Roden Winter was a high school English teacher, has been married for 25 years and has two sons aged 19 and 22. Her mother did suggest she might want to publish anonymously. “But it was so important for me to stand behind my life choices and say, this is what it looks like. I’m a real person, with a real life, and I’m pretty normal. I am not on the fringe.”
Yet, while there is seemingly no end to our appetite for female-driven filth, the same cannot be said for men. Tony Pletts, 63, also wrote a memoir about opening up his marriage — he and his wife now live with a third partner, a woman.
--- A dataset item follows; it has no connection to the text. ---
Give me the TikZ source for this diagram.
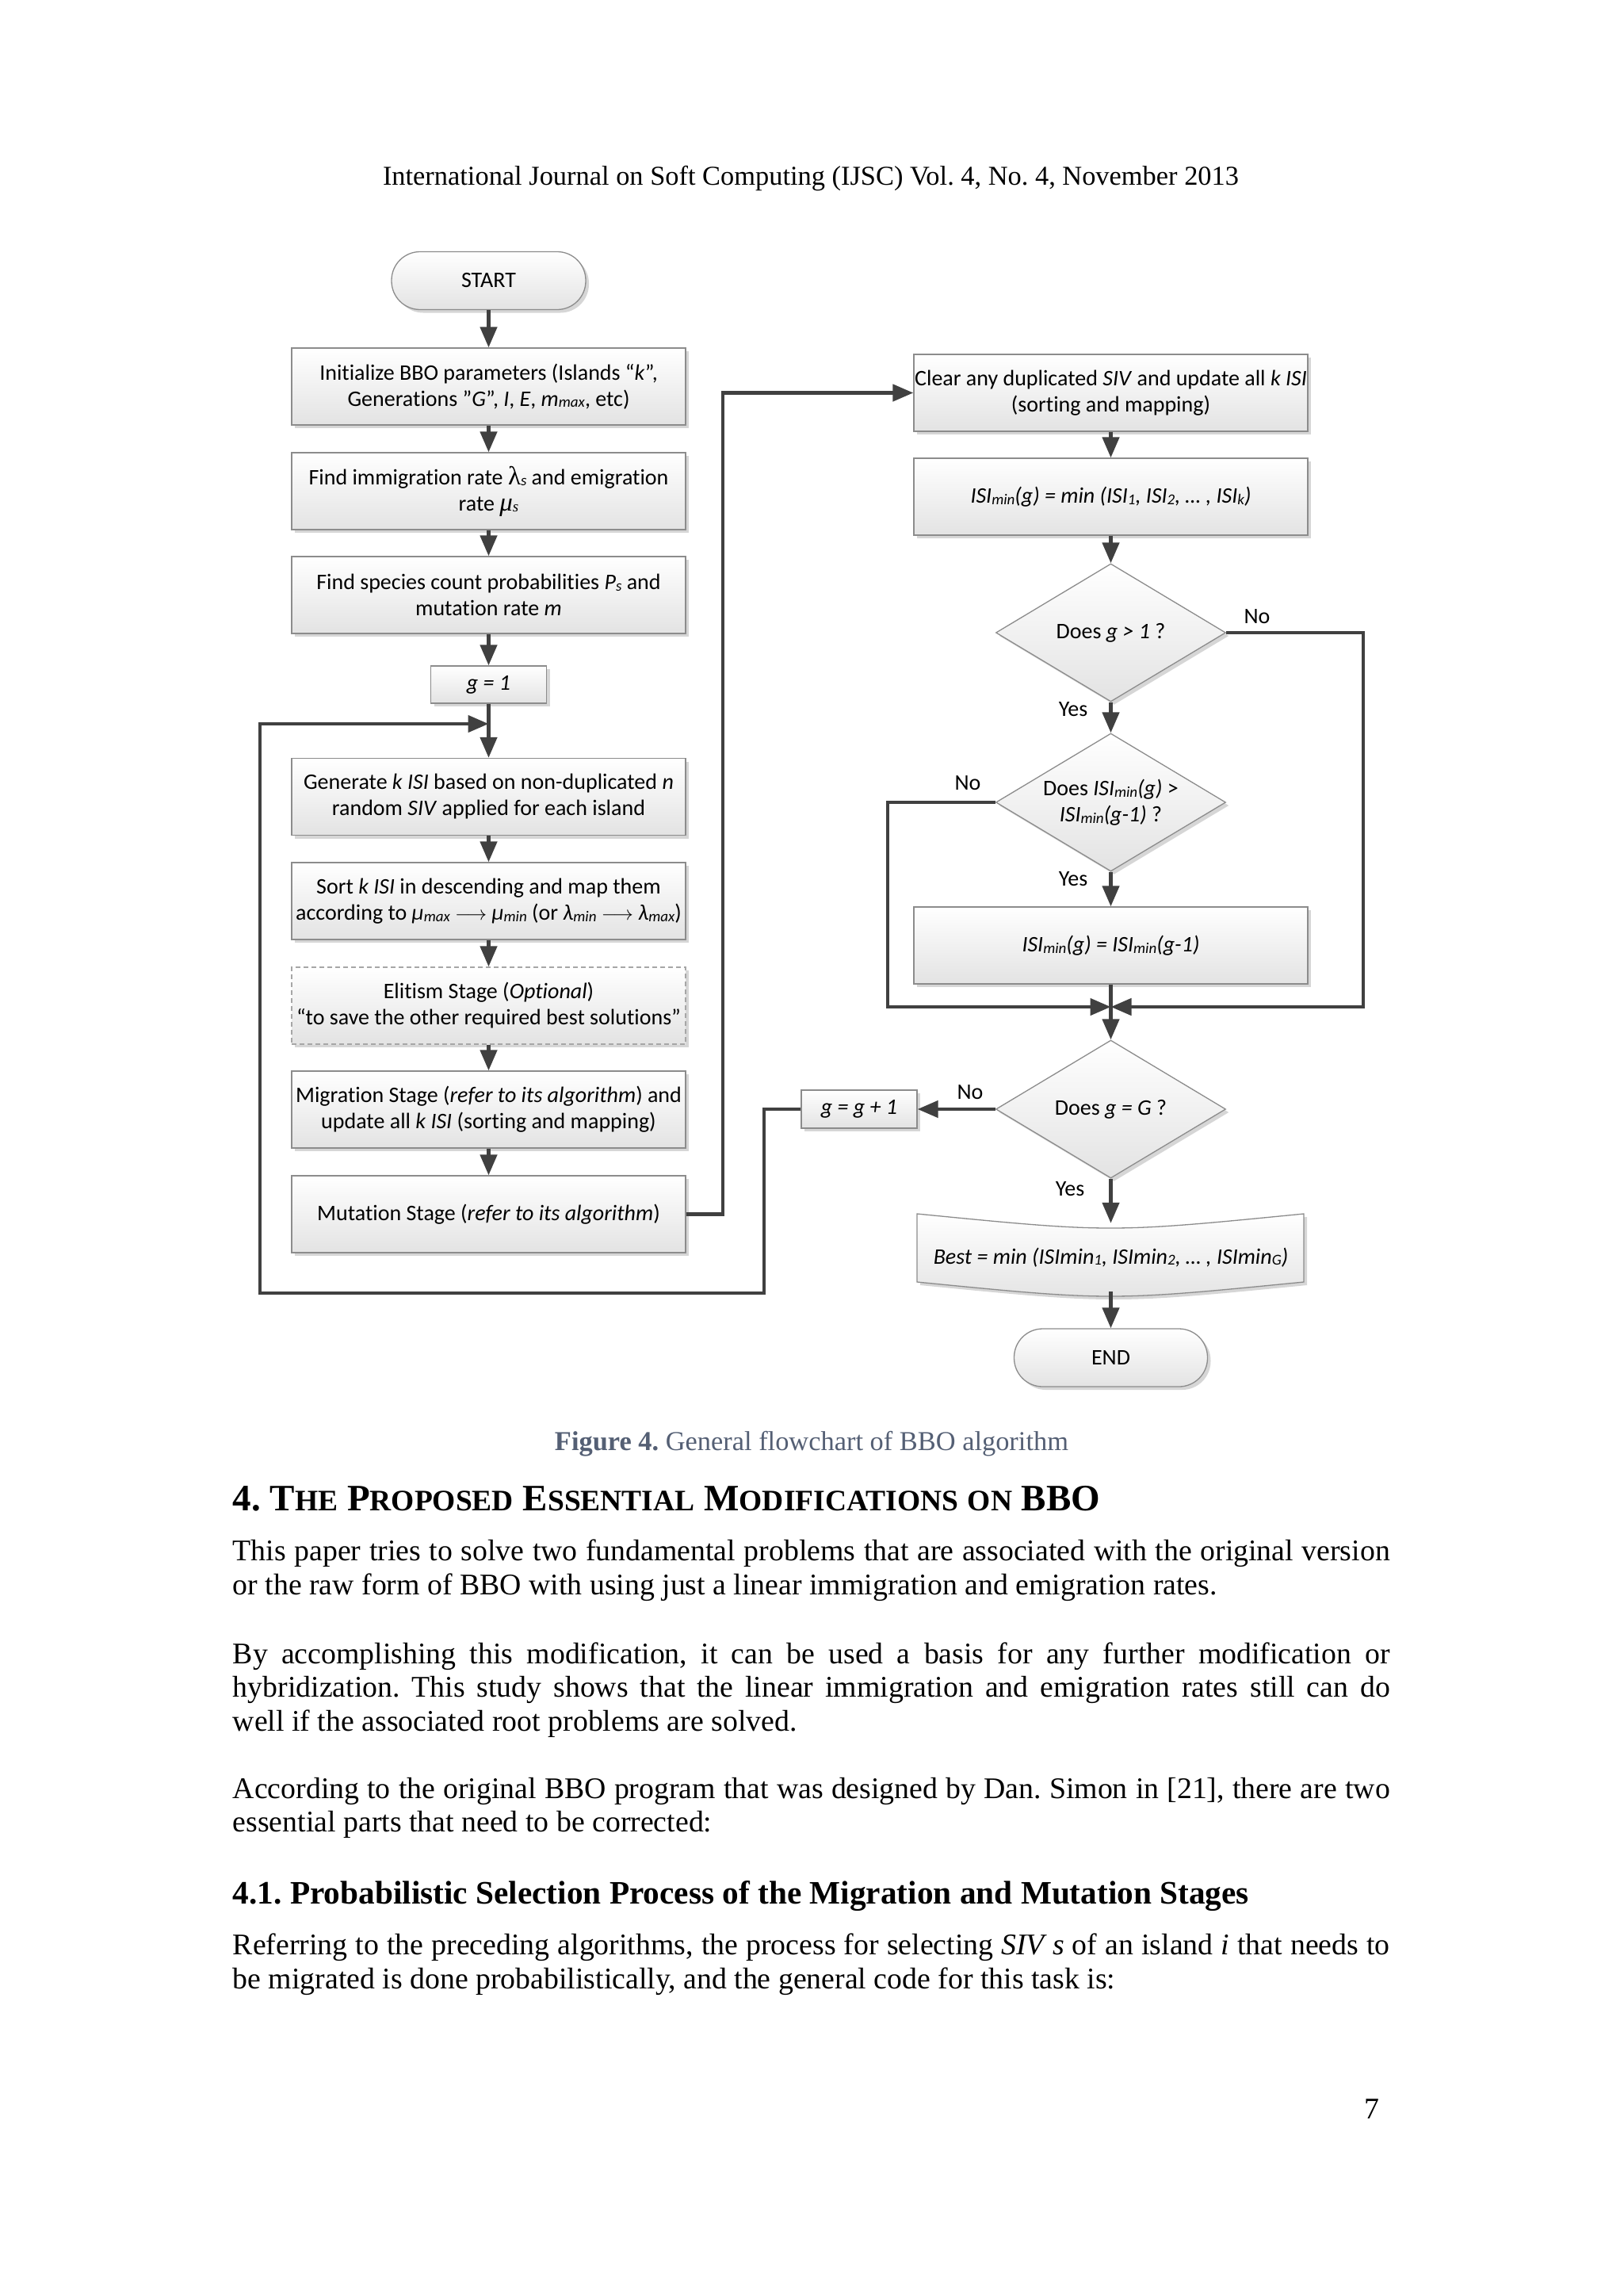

He had an agent and the support of several prominent feminist writers, including Monique Roffey, whose novel Mermaid of Black Conch won the 2020 Costa book of the year.
“I was told [by publishers] that it was ‘brilliantly written’, ‘surprisingly moving’ and that, ‘It deserved to be published,’ " says Pletts. “But nobody would publish it.”
There’s an economic reason for that, says Mills: “Women buy more books.” A whopping 80 per cent of all fiction is bought by women, and while men do buy non-fiction books by other men, they are largely autobiographies, by politicians/sportsmen/former members of the SAS.
“I think one of the unfortunate side-effects of #MeToo has been that some men are ashamed or scared of their sexuality or are very concerned about doing something that’s wrong or unwelcome,” says Marianne Power. “I don’t think there are many men who would write openly about their sexuality at the moment, but I would love it if they did — it would be better for all of us if this could become a two-way conversation.
“As women, we’re so lucky that we have so many people who are talking and writing and expressing on every issue of life — from motherhood to money, as well as sex — in very open, honest, unvarnished ways,” she says. “Maybe that will one day come for men too.”